## TASK GOAL
Reproduce the records that follow in full, excluding any picture they contain.

## MATERIALS PROVIDED
════════════════════

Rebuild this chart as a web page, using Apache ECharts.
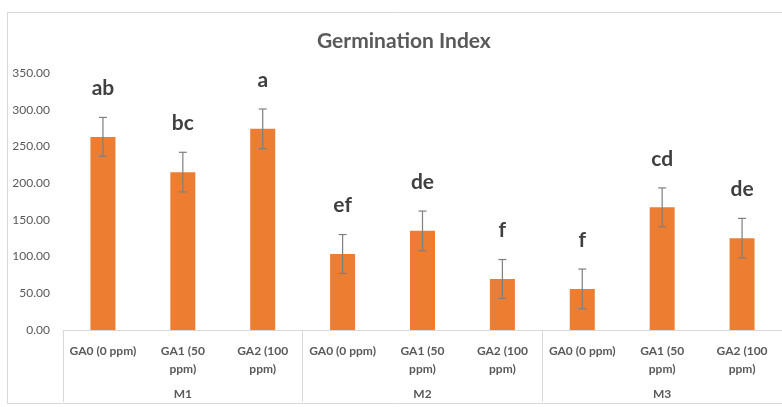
<!DOCTYPE html>
<html lang="en">
<head>
    <meta charset="UTF-8">
    <title>Germination Index</title>
    <script src="https://cdn.jsdelivr.net/npm/echarts@6/dist/echarts.min.js"></script>
    <style>
        html, body { margin: 0; padding: 0; background: #fff; }
    </style>
</head>
<body>
    <div id="main" style="width: 782px; height: 407px"></div>
    <script>
        var mychart = echarts.init(document.getElementById("main"))

        // data
        var treatments = ['GA0 (0 ppm)', 'GA1 (50\nppm)', 'GA2 (100\nppm)',
                          'GA0 (0 ppm)', 'GA1 (50\nppm)', 'GA2 (100\nppm)',
                          'GA0 (0 ppm)', 'GA1 (50\nppm)', 'GA2 (100\nppm)'];
        var groups = ['M1', 'M2', 'M3'];
        var means = [263, 215, 274, 103.5, 135, 69.5, 56, 167, 125];
        var errors = [26.5, 27, 27, 26.5, 27, 26.5, 27, 26.5, 27];
        var letters = ['ab', 'bc', 'a', 'ef', 'de', 'f', 'f', 'cd', 'de'];

        var font = 'Lato, "Open Sans", sans-serif';
        var textColor = '#595959';

        var errData = means.map(function (m, i) {
            return [i, m - errors[i], m + errors[i]];
        });

        option = {
            animation: false,
            title: {
                text: 'Germination Index',
                left: 312,
                top: 26,
                textStyle: { fontFamily: font, fontSize: 21, fontWeight: 'bold', color: textColor }
            },
            graphic: [{
                type: 'rect',
                shape: { x: 7.5, y: 12.5, width: 800, height: 391 },
                style: { fill: 'none', stroke: '#d9d9d9', lineWidth: 1 },
                silent: true
            }],
            grid: { left: 63, right: -7, top: 73, bottom: 77 },
            xAxis: [{
                type: 'category',
                data: treatments,
                axisLine: { lineStyle: { color: '#d9d9d9' } },
                axisTick: { show: false },
                axisLabel: {
                    interval: 0, margin: 12, fontFamily: font, fontSize: 12,
                    fontWeight: 'bold', color: textColor, lineHeight: 18
                }
            }, {
                type: 'category',
                data: groups,
                position: 'bottom',
                axisLine: { show: false },
                axisTick: { show: true, length: 72, lineStyle: { color: '#d9d9d9' } },
                axisLabel: {
                    margin: 58, fontFamily: font, fontSize: 12,
                    fontWeight: 'bold', color: textColor
                }
            }],
            yAxis: {
                type: 'value',
                min: 0,
                max: 350,
                interval: 50,
                splitLine: { show: false },
                axisLine: { show: false },
                axisTick: { show: false },
                axisLabel: {
                    margin: 13, fontFamily: font, fontSize: 12, color: textColor,
                    formatter: function (v) { return v.toFixed(2); }
                }
            },
            series: [{
                type: 'bar',
                data: means,
                barWidth: 25,
                itemStyle: { color: '#ED7D31' },
                label: {
                    show: true,
                    position: 'top',
                    distance: 38,
                    fontFamily: font,
                    fontSize: 21,
                    fontWeight: 'bold',
                    color: '#404040',
                    formatter: function (p) { return letters[p.dataIndex]; }
                }
            }, {
                type: 'custom',
                data: errData,
                z: 10,
                renderItem: function (params, api) {
                    var lo = api.coord([api.value(0), api.value(1)]);
                    var hi = api.coord([api.value(0), api.value(2)]);
                    var hw = 4;
                    var st = { stroke: '#7f7f7f', lineWidth: 1.2 };
                    return {
                        type: 'group',
                        children: [
                            { type: 'line', shape: { x1: hi[0], y1: hi[1], x2: lo[0], y2: lo[1] }, style: st },
                            { type: 'line', shape: { x1: hi[0] - hw, y1: hi[1], x2: hi[0] + hw, y2: hi[1] }, style: st },
                            { type: 'line', shape: { x1: lo[0] - hw, y1: lo[1], x2: lo[0] + hw, y2: lo[1] }, style: st }
                        ]
                    };
                }
            }]
        }

        mychart.setOption(option)
    </script>
</body>
</html>
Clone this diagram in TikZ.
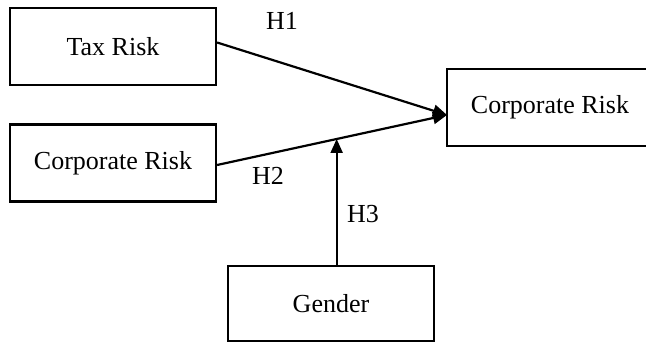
\documentclass[tikz,border=0pt]{standalone}
\usepackage{fontspec}
\setmainfont{Liberation Serif}
\usetikzlibrary{arrows.meta,calc}

\begin{document}
\begin{tikzpicture}[x=1pt,y=-1pt,>={Triangle[length=14pt,width=12pt]},
box/.style={draw,line width=2.2pt,minimum width=206pt,minimum height=77pt,inner sep=0pt},
every node/.style={font=\fontsize{26}{31}\selectfont}]
\useasboundingbox (0,0) rectangle (646,344);
\node[box] (tax) at (113,46.5) {Tax Risk};
\node[box] (corp) at (113,163) {Corporate Risk};
\node[box] (out) at (550,107.5) {Corporate Risk};
\node[box,minimum height=75pt] (gender) at (331,303.5) {Gender};
\coordinate (tip) at (447,115);
\coordinate (mod) at ($([yshift=-2pt]corp.east)!0.52!(tip)$);
\draw[line width=2.2pt,->]([yshift=4pt]tax.east)--(tip);
\draw[line width=2.2pt,->]([yshift=-2pt]corp.east)--(tip);
\draw[line width=2.2pt,->](mod |- gender.north)--(mod);
\draw(282,21)node(h1){H1}
(268,176)node(h2){H2}
(363,214)node(h3){H3};
\end{tikzpicture}
\end{document}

════════════════════

## OUTPUT FOR THIS TASK
Rebuild this chart as a web page, using Apache ECharts.
<!DOCTYPE html>
<html lang="en">
<head>
    <meta charset="UTF-8">
    <title>Germination Index</title>
    <script src="https://cdn.jsdelivr.net/npm/echarts@6/dist/echarts.min.js"></script>
    <style>
        html, body { margin: 0; padding: 0; background: #fff; }
    </style>
</head>
<body>
    <div id="main" style="width: 782px; height: 407px"></div>
    <script>
        var mychart = echarts.init(document.getElementById("main"))

        // data
        var treatments = ['GA0 (0 ppm)', 'GA1 (50\nppm)', 'GA2 (100\nppm)',
                          'GA0 (0 ppm)', 'GA1 (50\nppm)', 'GA2 (100\nppm)',
                          'GA0 (0 ppm)', 'GA1 (50\nppm)', 'GA2 (100\nppm)'];
        var groups = ['M1', 'M2', 'M3'];
        var means = [263, 215, 274, 103.5, 135, 69.5, 56, 167, 125];
        var errors = [26.5, 27, 27, 26.5, 27, 26.5, 27, 26.5, 27];
        var letters = ['ab', 'bc', 'a', 'ef', 'de', 'f', 'f', 'cd', 'de'];

        var font = 'Lato, "Open Sans", sans-serif';
        var textColor = '#595959';

        var errData = means.map(function (m, i) {
            return [i, m - errors[i], m + errors[i]];
        });

        option = {
            animation: false,
            title: {
                text: 'Germination Index',
                left: 312,
                top: 26,
                textStyle: { fontFamily: font, fontSize: 21, fontWeight: 'bold', color: textColor }
            },
            graphic: [{
                type: 'rect',
                shape: { x: 7.5, y: 12.5, width: 800, height: 391 },
                style: { fill: 'none', stroke: '#d9d9d9', lineWidth: 1 },
                silent: true
            }],
            grid: { left: 63, right: -7, top: 73, bottom: 77 },
            xAxis: [{
                type: 'category',
                data: treatments,
                axisLine: { lineStyle: { color: '#d9d9d9' } },
                axisTick: { show: false },
                axisLabel: {
                    interval: 0, margin: 12, fontFamily: font, fontSize: 12,
                    fontWeight: 'bold', color: textColor, lineHeight: 18
                }
            }, {
                type: 'category',
                data: groups,
                position: 'bottom',
                axisLine: { show: false },
                axisTick: { show: true, length: 72, lineStyle: { color: '#d9d9d9' } },
                axisLabel: {
                    margin: 58, fontFamily: font, fontSize: 12,
                    fontWeight: 'bold', color: textColor
                }
            }],
            yAxis: {
                type: 'value',
                min: 0,
                max: 350,
                interval: 50,
                splitLine: { show: false },
                axisLine: { show: false },
                axisTick: { show: false },
                axisLabel: {
                    margin: 13, fontFamily: font, fontSize: 12, color: textColor,
                    formatter: function (v) { return v.toFixed(2); }
                }
            },
            series: [{
                type: 'bar',
                data: means,
                barWidth: 25,
                itemStyle: { color: '#ED7D31' },
                label: {
                    show: true,
                    position: 'top',
                    distance: 38,
                    fontFamily: font,
                    fontSize: 21,
                    fontWeight: 'bold',
                    color: '#404040',
                    formatter: function (p) { return letters[p.dataIndex]; }
                }
            }, {
                type: 'custom',
                data: errData,
                z: 10,
                renderItem: function (params, api) {
                    var lo = api.coord([api.value(0), api.value(1)]);
                    var hi = api.coord([api.value(0), api.value(2)]);
                    var hw = 4;
                    var st = { stroke: '#7f7f7f', lineWidth: 1.2 };
                    return {
                        type: 'group',
                        children: [
                            { type: 'line', shape: { x1: hi[0], y1: hi[1], x2: lo[0], y2: lo[1] }, style: st },
                            { type: 'line', shape: { x1: hi[0] - hw, y1: hi[1], x2: hi[0] + hw, y2: hi[1] }, style: st },
                            { type: 'line', shape: { x1: lo[0] - hw, y1: lo[1], x2: lo[0] + hw, y2: lo[1] }, style: st }
                        ]
                    };
                }
            }]
        }

        mychart.setOption(option)
    </script>
</body>
</html>
Clone this diagram in TikZ.
\documentclass[tikz,border=0pt]{standalone}
\usepackage{fontspec}
\setmainfont{Liberation Serif}
\usetikzlibrary{arrows.meta,calc}

\begin{document}
\begin{tikzpicture}[x=1pt,y=-1pt,>={Triangle[length=14pt,width=12pt]},
box/.style={draw,line width=2.2pt,minimum width=206pt,minimum height=77pt,inner sep=0pt},
every node/.style={font=\fontsize{26}{31}\selectfont}]
\useasboundingbox (0,0) rectangle (646,344);
\node[box] (tax) at (113,46.5) {Tax Risk};
\node[box] (corp) at (113,163) {Corporate Risk};
\node[box] (out) at (550,107.5) {Corporate Risk};
\node[box,minimum height=75pt] (gender) at (331,303.5) {Gender};
\coordinate (tip) at (447,115);
\coordinate (mod) at ($([yshift=-2pt]corp.east)!0.52!(tip)$);
\draw[line width=2.2pt,->]([yshift=4pt]tax.east)--(tip);
\draw[line width=2.2pt,->]([yshift=-2pt]corp.east)--(tip);
\draw[line width=2.2pt,->](mod |- gender.north)--(mod);
\draw(282,21)node(h1){H1}
(268,176)node(h2){H2}
(363,214)node(h3){H3};
\end{tikzpicture}
\end{document}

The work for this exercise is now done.